Vaitarna had acquired its concessions in 2010. The Vaitarna deal had not been known locally until an article surfaced in the Times of India in 2011. Subsequently, at a press conference in April 2011, Persaud said that there would be no large scale exportation of logs since Vaitarna has committed to getting involved in downstream activities. VHPI is not here as a logging company but will be involved in value-added, Persaud had emphasized.

In 2012, V G Siddhartha, owner of the Coffee Day group which owns VHPI said that a processing centre for logs would be set up here but the main facility would be in India.
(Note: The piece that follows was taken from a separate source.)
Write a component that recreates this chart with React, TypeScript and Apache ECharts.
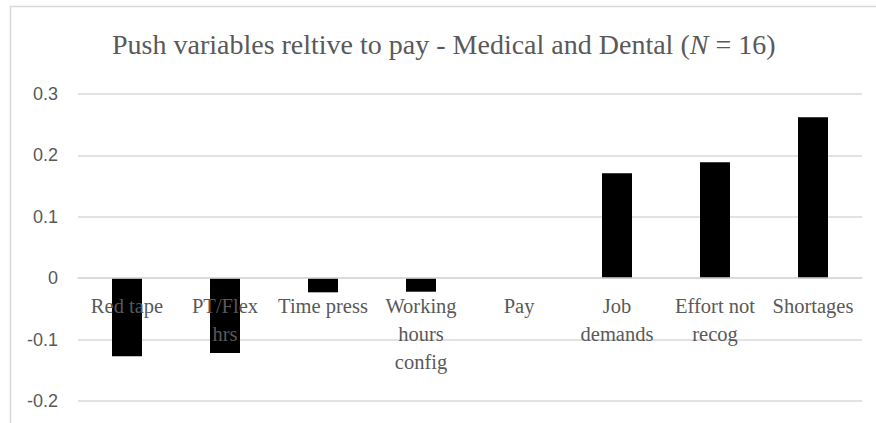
import React, { useEffect, useRef } from "react";
import * as echarts from "echarts";

const categories = [
  "Red tape",
  "PT/Flex\nhrs",
  "Time press",
  "Working\nhours\nconfig",
  "Pay",
  "Job\ndemands",
  "Effort not\nrecog",
  "Shortages",
];
const values = [-0.127, -0.122, -0.023, -0.022, 0, 0.171, 0.189, 0.262];
const yTicks = { min: -0.2, max: 0.3, interval: 0.1 };

const GRID_TOP = 94;
const GRID_BOTTOM = 22;
const GRID_H = 423 - GRID_TOP - GRID_BOTTOM;
const ZERO_OFFSET = -((0 - yTicks.min) / (yTicks.max - yTicks.min)) * GRID_H;

export default function App() {
  const ref = useRef<HTMLDivElement>(null);
  useEffect(() => {
    if (!ref.current) return;
    const chart = echarts.init(ref.current, null, { renderer: "svg" });
    chart.setOption({
      animation: false,
      backgroundColor: "#ffffff",
      title: {
        text: "Push variables reltive to pay - Medical and Dental ({i|N} = 16)",
        left: 112,
        top: 30,
        padding: 0,
        textStyle: {
          fontFamily: "Liberation Serif",
          fontSize: 28,
          fontWeight: "normal",
          color: "#595959",
          rich: {
            i: {
              fontFamily: "Liberation Serif",
              fontSize: 28,
              fontStyle: "italic",
              color: "#595959",
            },
          },
        },
      },
      graphic: [
        {
          type: "line",
          shape: { x1: 10, y1: 6.5, x2: 876, y2: 6.5 },
          style: { stroke: "#d9d9d9", lineWidth: 1.5 },
        },
        {
          type: "line",
          shape: { x1: 10.5, y1: 6, x2: 10.5, y2: 423 },
          style: { stroke: "#d9d9d9", lineWidth: 1.5 },
        },
      ],
      grid: {
        left: 78,
        right: 14,
        top: GRID_TOP,
        bottom: GRID_BOTTOM,
        containLabel: false,
        outerBoundsMode: "none",
      },
      xAxis: {
        type: "category",
        data: categories,
        position: "bottom",
        offset: ZERO_OFFSET,
        axisLine: { onZero: false, lineStyle: { color: "#d9d9d9", width: 1.5 } },
        axisTick: { show: false },
        axisLabel: {
          interval: 0,
          margin: 14,
          fontFamily: "Liberation Serif",
          fontSize: 20.5,
          lineHeight: 28,
          color: "#595959",
        },
        z: 10,
      },
      yAxis: {
        type: "value",
        min: yTicks.min,
        max: yTicks.max,
        interval: yTicks.interval,
        axisLine: { show: false },
        axisTick: { show: false },
        splitLine: { lineStyle: { color: "#d9d9d9", width: 1.5 } },
        axisLabel: {
          margin: 20,
          fontFamily: "Liberation Sans",
          fontSize: 18,
          color: "#595959",
          formatter: (v: number) => String(Math.round(v * 10) / 10),
        },
      },
      series: [
        {
          type: "bar",
          data: values,
          barWidth: 30,
          itemStyle: { color: "#000000" },
          z: 2,
        },
      ],
    });
    return () => chart.dispose();
  }, []);
  return (
    <div
      ref={ref}
      style={{ position: "fixed", left: 0, top: 0, width: 876, height: 423 }}
    />
  );
}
VHPI is a subsidiary of the India-based Coffee Day Group. Coffee Day, through its Dark Forest subsidiary, in 2010 acquired the State Forest Exploratory Permit for 391,853 hectares of forest originally awarded in 2007 to US-based Simon and Shock International Logging Incorporated (SSILI), after buying out SSILI. The company has since been granted a Timber Sales Agreement for this concession and can now harvest logs.

After the acquisition, the company registered in Guyana as SSILI. Subsequently, Dark Forest acquired the 345,961 hectares concession which was originally assigned to Caribbean Resources Limited. The government accepted an offer of $600M for the TSA. The company registered as VHPI and had been harvesting and exporting logs from this concession.

The total area held by Coffee Day is 737,814 hectares of forest.